Moscow TV has Shaped but Not Created Russian Response to Crimea, Levada Center Expert Says

June 7, 2014
Photo by Ilya Naymushin/Reuters

Staunton, June 6 – Many have blamed Moscow’s state-controlled television for whipping up anti-Ukrainian attitudes among Russians, but Aleksey Levinson, a Levada Center sociologist, argues that what the broadcasts have done is not to create something out of whole cloth but rather to shape and exacerbate it.

In an interview with Andrey Lipsky of Novaya Gazeta, Levinson suggests that much deeper forces are at work and that the response of Russians to Ukraine reflects “an echo” of the problems they faced at the end of the Soviet period and in the years since that time.
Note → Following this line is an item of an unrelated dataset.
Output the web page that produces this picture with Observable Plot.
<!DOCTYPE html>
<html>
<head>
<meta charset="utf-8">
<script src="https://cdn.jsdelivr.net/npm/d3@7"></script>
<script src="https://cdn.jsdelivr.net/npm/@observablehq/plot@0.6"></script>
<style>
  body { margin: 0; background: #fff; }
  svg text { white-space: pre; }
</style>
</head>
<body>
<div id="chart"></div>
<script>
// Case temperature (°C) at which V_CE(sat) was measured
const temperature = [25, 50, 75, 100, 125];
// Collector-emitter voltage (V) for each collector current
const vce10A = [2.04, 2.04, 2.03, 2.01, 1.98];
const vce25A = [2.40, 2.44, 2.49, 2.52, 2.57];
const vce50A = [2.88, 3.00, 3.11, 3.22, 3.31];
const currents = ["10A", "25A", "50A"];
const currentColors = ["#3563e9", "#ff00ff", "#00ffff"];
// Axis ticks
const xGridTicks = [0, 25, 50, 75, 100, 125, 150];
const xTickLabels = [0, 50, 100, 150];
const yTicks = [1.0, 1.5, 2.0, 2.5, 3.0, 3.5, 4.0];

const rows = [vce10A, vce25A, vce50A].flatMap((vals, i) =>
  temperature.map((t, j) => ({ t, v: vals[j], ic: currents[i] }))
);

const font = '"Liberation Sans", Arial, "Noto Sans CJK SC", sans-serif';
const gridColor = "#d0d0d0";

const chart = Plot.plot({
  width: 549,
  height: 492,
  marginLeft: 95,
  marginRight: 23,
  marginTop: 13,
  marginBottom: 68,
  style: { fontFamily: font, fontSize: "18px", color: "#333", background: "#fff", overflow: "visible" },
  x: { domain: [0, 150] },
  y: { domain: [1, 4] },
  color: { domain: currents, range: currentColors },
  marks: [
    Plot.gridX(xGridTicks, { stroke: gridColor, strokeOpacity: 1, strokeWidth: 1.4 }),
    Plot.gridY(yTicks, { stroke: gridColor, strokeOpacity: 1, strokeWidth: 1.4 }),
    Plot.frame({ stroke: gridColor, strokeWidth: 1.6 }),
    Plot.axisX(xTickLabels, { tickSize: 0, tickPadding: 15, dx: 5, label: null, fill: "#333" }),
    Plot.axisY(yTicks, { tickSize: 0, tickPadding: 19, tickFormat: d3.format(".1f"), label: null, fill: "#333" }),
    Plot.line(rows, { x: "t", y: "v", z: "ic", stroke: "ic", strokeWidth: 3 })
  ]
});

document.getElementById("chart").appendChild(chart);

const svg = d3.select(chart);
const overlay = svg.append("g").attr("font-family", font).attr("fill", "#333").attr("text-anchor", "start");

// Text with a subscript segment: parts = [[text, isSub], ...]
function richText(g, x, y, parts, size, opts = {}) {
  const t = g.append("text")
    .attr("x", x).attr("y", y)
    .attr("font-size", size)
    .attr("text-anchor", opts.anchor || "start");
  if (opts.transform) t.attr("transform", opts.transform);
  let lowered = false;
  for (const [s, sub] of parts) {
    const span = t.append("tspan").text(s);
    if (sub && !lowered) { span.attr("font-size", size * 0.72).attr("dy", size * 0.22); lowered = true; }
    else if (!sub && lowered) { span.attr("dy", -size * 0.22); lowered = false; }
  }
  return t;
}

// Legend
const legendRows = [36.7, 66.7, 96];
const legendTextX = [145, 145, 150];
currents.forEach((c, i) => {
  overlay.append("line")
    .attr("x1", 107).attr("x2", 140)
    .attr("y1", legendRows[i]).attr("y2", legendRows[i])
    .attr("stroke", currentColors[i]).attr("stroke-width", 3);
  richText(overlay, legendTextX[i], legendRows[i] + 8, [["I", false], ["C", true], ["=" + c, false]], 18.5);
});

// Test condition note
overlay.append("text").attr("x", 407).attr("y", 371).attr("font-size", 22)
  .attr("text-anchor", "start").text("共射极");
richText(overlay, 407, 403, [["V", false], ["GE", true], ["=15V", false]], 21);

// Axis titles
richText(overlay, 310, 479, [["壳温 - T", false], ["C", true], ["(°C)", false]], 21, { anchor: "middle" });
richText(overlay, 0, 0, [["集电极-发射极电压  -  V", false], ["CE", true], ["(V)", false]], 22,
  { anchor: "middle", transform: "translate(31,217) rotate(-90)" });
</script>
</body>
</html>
“Of course,” he acknowledges, “much would be different” if Russians had access to a television channel that presented an alternative vision to that on offer on state television. “But we have what we have” and that is a mass consciousness which reflects “the mental and moral pit” into which Russians have fallen and out of which “it will be very difficult to escape.”

In recent months, Levinson says, Russians at all levels have “allowed themselves to think and act in ways that they would earlier have considered impossible, indecent and impermissible.” The body politic is suffering from a high fever, and to recover, it will need the appearance of someone like Academician Sakharov to speak honestly about what is going on.
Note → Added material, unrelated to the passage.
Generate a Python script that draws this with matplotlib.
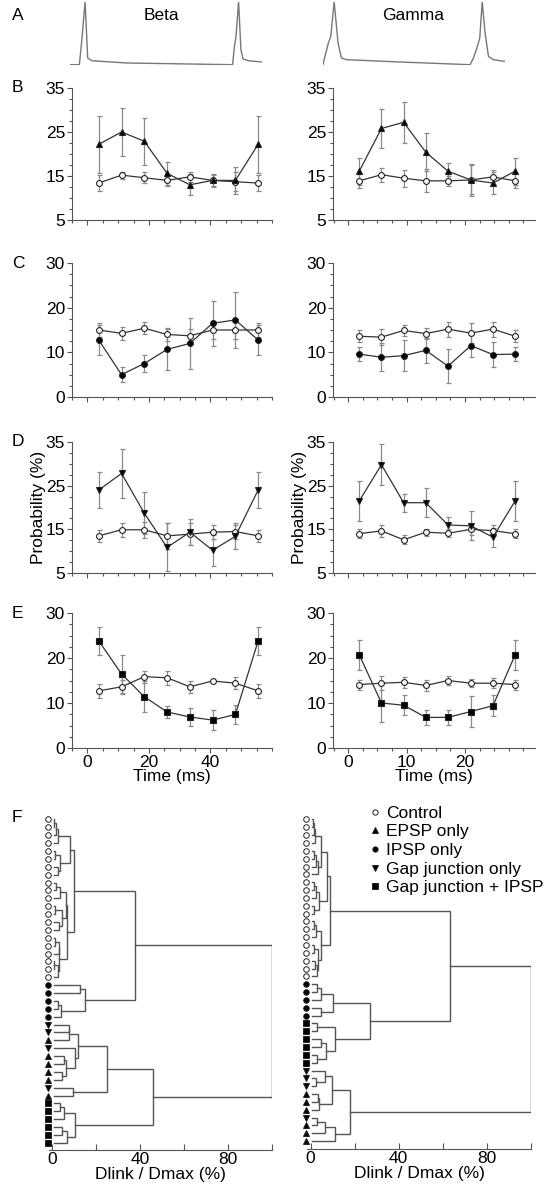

When asked about Moscow’s annexation of Crimea, the sociologist continues, Russians respond that Russia in this case is acting “’like a great power.’” Only secondarily do they say that Crimea had always been Russian in the past, that Khrushchev “made a mistake,” or that it is part of their world because they had travelled there.

Two years ago, few if any talked about these things, but the events of the last months in Ukraine presented not only a challenge to how Russians see themselves but an opportunity for Moscow to act as it has, and those two factors are inter-related and to a large extent mutually reinforcing.

That explains Putin’s rating which, Levinson says is not so much “an attribute of Putin but a characteristic of society.” It isn’t a measure of his temperature but of society’s. Of course, Russians are reacting to what he has done, but they are doing so because they are reacting to a much deeper condition in their own lives.

Levinson suggests that the events in Georgia and Ukraine are very similar in this sense: In each case, Russians viewed someone else who had been “’ours’ or formerly ‘ours’” as having betrayed Russia by turning to the West, and they concluded that these countries must be “punished” for what they had done.

In short, Russians convinced themselves that what Moscow is doing is a form of justice, not perhaps in the legal court sense but in the deeper moral and political ones. With a different leadership, they might have gone in a different direction, but Russians wanted justice in both cases.

According to Levinson, what is going on reflects “the consequences of long ago events,” events that are hurting the current generation but for which its members are not directly responsible. In this, he says, the political situation is “a close analogy to what is happening in demography.”

Russia is in “a democratic pit,” but it is in one not because of those who are giving or not giving birth now but because of what their parents or even grandparents did. Correcting something like that is far more difficult because changing the behavior of the current generation doesn’t necessarily solve the problem.

Politically, the Levada Center expert says, Russians now are caught in “an echo of the events of 1985-1993,” when Russians saw the collapse of one system and the failure of another to deliver what they expected. That “double failure” has led to widespread distrust among the population.

To be sure, a few communists believe the Soviet system could work again, and the few democrats believe that democracy could work in Russia. But among the vast majority, there is no faith in either. There is “a dark shadow” as on an x-ray plate: “What it is is unclear, but it is always very bad.”

There are many unanswered questions all centered around why did this happen and why was what was promised not delivered, Levinson says. And “then appeared the idea of Russia’s special path,” an idea that involves isolationism, xenophobia, and antagonism to the rest of the world.

Levinson notes that when he asks members of focus groups to draw Russia, “they do not draw a small Russia surrounded by a large antagonist world.” Instead, “they draw an enormous Russia but around it is a petty antagonistic periphery … a cordon.” And the more antagonistic it is, the greater Russians feel themselves to be.

When the Georgian war took place in August 2008, Levinson says, many Russians believed that “at last the third world war had begun and we will win it” because winning was not about what we would conquer. Instead, “the main thing was that we showed THEM,” “them” being everyone else.

Such attitudes sent Putin’s ratings through the roof then, and they are doing the same thing now. Russians once again feel that “the main thing” is that “we showed THEM!”

But in the Ukrainian case, such attitudes are exacerbated by something else that most Russians are unwilling to face, Levinson says. Russians look at what the Ukrainians have been able to do first in 2004 and again now, how they have challenged authoritarian rulers and overturned dishonest elections. And they are asking why can’t Russians do the same?

The anti-Ukrainian attitudes many Russians have now reflect an envy Russians cannot directly acknowledge. “Of course, there are those who believe that there are Nazis, fascists and Banderites” in Ukraine. “But those who do not believe this see that the Ukrainians have done what we have not.” And the bitterness of that reflection explains a great deal.